Eva Kaili is a cookie-cutter Member of the European Parliament (MEP). Having risen through the ranks of Greece’s parliament as a national MP for the left-of-centre PASOK party, she became every foreign lobbyist’s ideal target the moment she became an MEP in 2014 — young, good-looking, without a clear thematic specialty and too ambitious to have much of a moral compass or an ideological spine. She then became one of the European Parliament’s (EP) 14 Vice-Presidents in 2019 (with 705 members and two official seats in Brussels and Strasbourg, the EP is presumably the world’s most expensive legislative chamber). With her portfolio encompassing the EP’s relations with the Middle East, she has been an invaluable asset for every country in the region: as a potential rapporteur (a bill’s author), a bill amender, a conference organiser or even a purveyor of laudatory speech clips at plenary sittings. Qatar and Morocco simply couldn’t miss their chance.

This scandal may just be the tip of the iceberg

This particular scandal is special in two ways. Whereas standard practice in the lobbying sector is to seek at least bipartisan — if not multi-partisan — campaigns, the suspects detained thus far in this case are all from the Socialists & Democrats (though from the party’s centrist faction, as a Spanish journalist from EFE was clever enough to pick up when he referred to Kaili, unironically, as a “right-wing social-democrat”). The S&D — along with the EPP, the liberals and the greens — talk a big game of fighting corruption, not least in rule-of-law renegade countries such as Hungary and Poland, whose governments must be rubbing their hands in glee at this windfall deflection from their own alleged shortcomings. Secondly, the scandal has already reached far beyond the Parliament (it may yet reach further still) and into the woke-humanitarian complex of progressive NGOs. Both the union federation ITUC and No Peace Without Justice (again, no irony) and have staffers implicated.

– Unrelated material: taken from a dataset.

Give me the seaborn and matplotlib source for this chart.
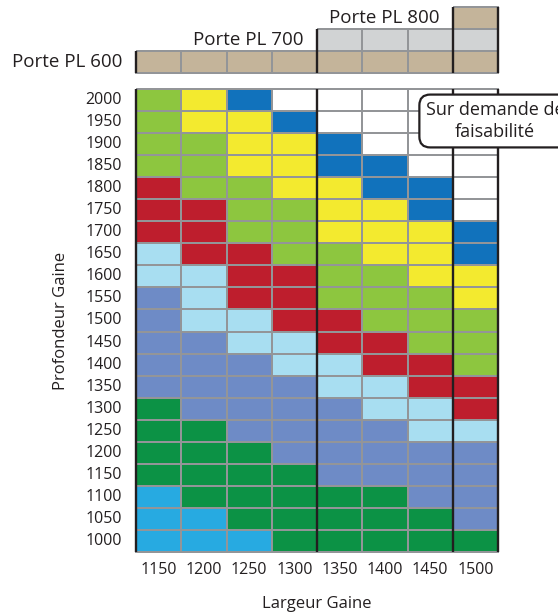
import numpy as np
import pandas as pd
import seaborn as sns
import matplotlib.pyplot as plt
from matplotlib.colors import ListedColormap

sns.set_style('white')
plt.rcParams['font.family'] = ['Open Sans', 'DejaVu Sans']

largeur = [1150, 1200, 1250, 1300, 1350, 1400, 1450, 1500]
profondeur = [2000, 1950, 1900, 1850, 1800, 1750, 1700, 1650, 1600, 1550, 1500,
              1450, 1400, 1350, 1300, 1250, 1200, 1150, 1100, 1050, 1000]

# one string per profondeur, one letter per largeur
grille = [
    'GYBWWWWW',
    'GYYBWWWW',
    'GGYYBWWW',
    'GGYYBBWW',
    'RGGYYBBW',
    'RRGGYYBW',
    'RRGGYYYB',
    'LRRGGYYB',
    'LLRRGGYY',
    'PLRRGGGY',
    'PLLRRGGG',
    'PPLLRRGG',
    'PPPLLRRG',
    'PPPPLLRR',
    'DPPPPLLR',
    'DDPPPPLL',
    'DDDPPPPP',
    'DDDDPPPP',
    'CDDDDDPP',
    'CCDDDDDP',
    'CCCDDDDD',
]

portes = ['Porte PL 800', 'Porte PL 700', 'Porte PL 600']
porte_debut = [1500, 1350, 1150]
porte_teinte = ['T', 'S', 'T']

codes = ['W', 'Y', 'G', 'B', 'R', 'L', 'P', 'D', 'C', 'T', 'S']
couleurs = ['#ffffff', '#f3ea2f', '#8dc63f', '#1172bc', '#be1e2d', '#a8def1',
            '#6e8bc6', '#0c9245', '#27aae1', '#c4b49a', '#d1d3d4']
cmap = ListedColormap(couleurs)
idx = {c: i for i, c in enumerate(codes)}

GRID = '#939598'
DARK = '#231f20'


def main():
    fig = plt.figure(figsize=(5.58, 6.14), dpi=100)
    ax = fig.add_axes([136 / 558, 1 - 552 / 614, 362 / 558, 463 / 614])
    ax_top = fig.add_axes([136 / 558, 1 - 73 / 614, 362 / 558, 66 / 614])

    df = pd.DataFrame([[idx[c] for c in row] for row in grille],
                      index=profondeur, columns=largeur)
    sns.heatmap(df, cmap=cmap, vmin=-0.5, vmax=len(codes) - 0.5, cbar=False,
                linewidths=1.3, linecolor=GRID, ax=ax)
    ax.collections[0].set_clip_on(False)

    top = pd.DataFrame([[idx[t] if l >= d else np.nan for l in largeur]
                        for d, t in zip(porte_debut, porte_teinte)],
                       index=portes, columns=largeur)
    sns.heatmap(top, mask=top.isna(), cmap=cmap, vmin=-0.5,
                vmax=len(codes) - 0.5, cbar=False, linewidths=1.3,
                linecolor=GRID, ax=ax_top)
    mesh = ax_top.collections[0]
    mesh.set_clip_on(False)
    # no grid lines around empty cells
    mesh.set_edgecolor([(0, 0, 0, 0) if np.isnan(v) else GRID
                        for v in top.values.ravel()])
    ax_top.set_xticks([])
    ax_top.set_yticks([])
    ax_top.set_xlabel('')
    ax_top.set_ylabel('')

    # thick separators between door widths
    for x in [0, 4, 7, 8]:
        ax.plot([x, x], [0, len(profondeur)], color=DARK, lw=1.7,
                clip_on=False, solid_capstyle='butt')
    for i, d in enumerate(porte_debut):
        x0 = largeur.index(d)
        ax_top.plot([x0, x0], [i, 3], color=DARK, lw=1.7, clip_on=False,
                    solid_capstyle='butt')
        ax_top.text(x0 - 0.3, i + 0.5, portes[i], ha='right', va='center',
                    fontsize=13.5, color=DARK)
    ax_top.plot([8, 8], [0, 3], color=DARK, lw=1.7, clip_on=False,
                solid_capstyle='butt')

    ax.set_yticklabels(profondeur, rotation=0)
    ax.set_xticklabels(largeur, rotation=0)
    ax.tick_params(axis='y', length=0, pad=10, labelsize=11.5, labelcolor=DARK)
    ax.tick_params(axis='x', length=0, pad=7, labelsize=11.5, labelcolor=DARK)
    ax.set_xlabel('Largeur Gaine', fontsize=12, labelpad=13, color=DARK)
    ax.set_ylabel('Profondeur Gaine', fontsize=12, labelpad=12, color=DARK)

    fig.text(495 / 558, 1 - 121 / 614, 'Sur demande de\nfaisabilité',
             ha='center', va='center', fontsize=13, linespacing=1.3,
             color=DARK,
             bbox=dict(boxstyle='round,pad=0.35,rounding_size=0.6',
                       fc='white', ec=DARK, lw=1.6))

    fig.savefig('out.png', dpi=100, facecolor='white')


if __name__ == '__main__':
    main()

According to experts who have spent the past decade clamouring for tougher ethics rules in Brussels, this scandal may just be the tip of the iceberg. In a press release it issued in response, Transparency International’s EU branch speaks of a “culture of impunity” developed over decades, owing to “lax financial rules and controls and a complete lack of independent ethics oversight”. To be sure, the heightened media and public scrutiny warranted by this scandal may soon enough turn into a drumbeat for reforming the rules governing the disclosure of foreign lobbying activities in Brussels. Much like the resignation of the Jacques Santer Commission in 1999 led to a zero-tolerance approach to fraud under its successor, so this time may lead to more rigid oversight, such as through the long-stalled proposal to create an independent ethics body overseeing every EU institution with powers of enforcement and investigation. That would be good news, unequivocally.

For now, the implications cannot be overstated. The EU has long laboured under critiques of its democratic but not moral legitimacy. Up until now, the bloc had weathered one crisis after another — from migration to Brexit and from Covid-19 to the eurozone bust — whilst keeping the moral credentials of its leaders largely immaculate. Qatargate changes that. The scandal may rock the EU’s very foundations, portraying its leaders as decadent and self-seeking. Even if progress materialises, those hoping this will be the last such scandal are blind to the EU’s nature and will be sorely disappointed. The demand for corruption and influence-peddling is the inescapable outcome when so much power is concentrated beyond democratic accountability and media scrutiny. It will largely depend on the rule changes in the offing, whether the EU ends up supplying the venal lawmakers to meet that demand, but even under tougher ones, there could always be the odd Eva Kaili.